DATASET EXCERPT:
-- start --

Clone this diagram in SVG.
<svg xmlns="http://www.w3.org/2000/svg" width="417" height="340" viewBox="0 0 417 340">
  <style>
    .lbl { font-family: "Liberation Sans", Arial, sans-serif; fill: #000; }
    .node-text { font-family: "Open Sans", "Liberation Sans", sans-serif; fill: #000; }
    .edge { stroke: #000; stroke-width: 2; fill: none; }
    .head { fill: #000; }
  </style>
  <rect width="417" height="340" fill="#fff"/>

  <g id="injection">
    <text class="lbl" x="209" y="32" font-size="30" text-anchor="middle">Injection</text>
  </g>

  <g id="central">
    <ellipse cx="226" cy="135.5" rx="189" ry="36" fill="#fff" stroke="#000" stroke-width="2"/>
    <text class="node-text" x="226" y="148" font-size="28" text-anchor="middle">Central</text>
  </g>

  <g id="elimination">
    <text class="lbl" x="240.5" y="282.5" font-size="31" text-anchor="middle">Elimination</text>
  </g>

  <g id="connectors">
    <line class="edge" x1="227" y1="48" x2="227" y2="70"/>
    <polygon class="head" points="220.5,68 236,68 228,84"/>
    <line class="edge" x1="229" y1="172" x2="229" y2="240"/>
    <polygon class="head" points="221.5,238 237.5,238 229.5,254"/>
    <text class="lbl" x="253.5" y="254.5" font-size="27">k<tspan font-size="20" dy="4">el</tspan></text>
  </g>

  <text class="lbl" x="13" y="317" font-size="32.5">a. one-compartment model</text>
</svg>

-- end --

EXERCISE: Please repeat the material above, word for word and in full.

FINISHED TASK:
Clone this diagram in SVG.
<svg xmlns="http://www.w3.org/2000/svg" width="417" height="340" viewBox="0 0 417 340">
  <style>
    .lbl { font-family: "Liberation Sans", Arial, sans-serif; fill: #000; }
    .node-text { font-family: "Open Sans", "Liberation Sans", sans-serif; fill: #000; }
    .edge { stroke: #000; stroke-width: 2; fill: none; }
    .head { fill: #000; }
  </style>
  <rect width="417" height="340" fill="#fff"/>

  <g id="injection">
    <text class="lbl" x="209" y="32" font-size="30" text-anchor="middle">Injection</text>
  </g>

  <g id="central">
    <ellipse cx="226" cy="135.5" rx="189" ry="36" fill="#fff" stroke="#000" stroke-width="2"/>
    <text class="node-text" x="226" y="148" font-size="28" text-anchor="middle">Central</text>
  </g>

  <g id="elimination">
    <text class="lbl" x="240.5" y="282.5" font-size="31" text-anchor="middle">Elimination</text>
  </g>

  <g id="connectors">
    <line class="edge" x1="227" y1="48" x2="227" y2="70"/>
    <polygon class="head" points="220.5,68 236,68 228,84"/>
    <line class="edge" x1="229" y1="172" x2="229" y2="240"/>
    <polygon class="head" points="221.5,238 237.5,238 229.5,254"/>
    <text class="lbl" x="253.5" y="254.5" font-size="27">k<tspan font-size="20" dy="4">el</tspan></text>
  </g>

  <text class="lbl" x="13" y="317" font-size="32.5">a. one-compartment model</text>
</svg>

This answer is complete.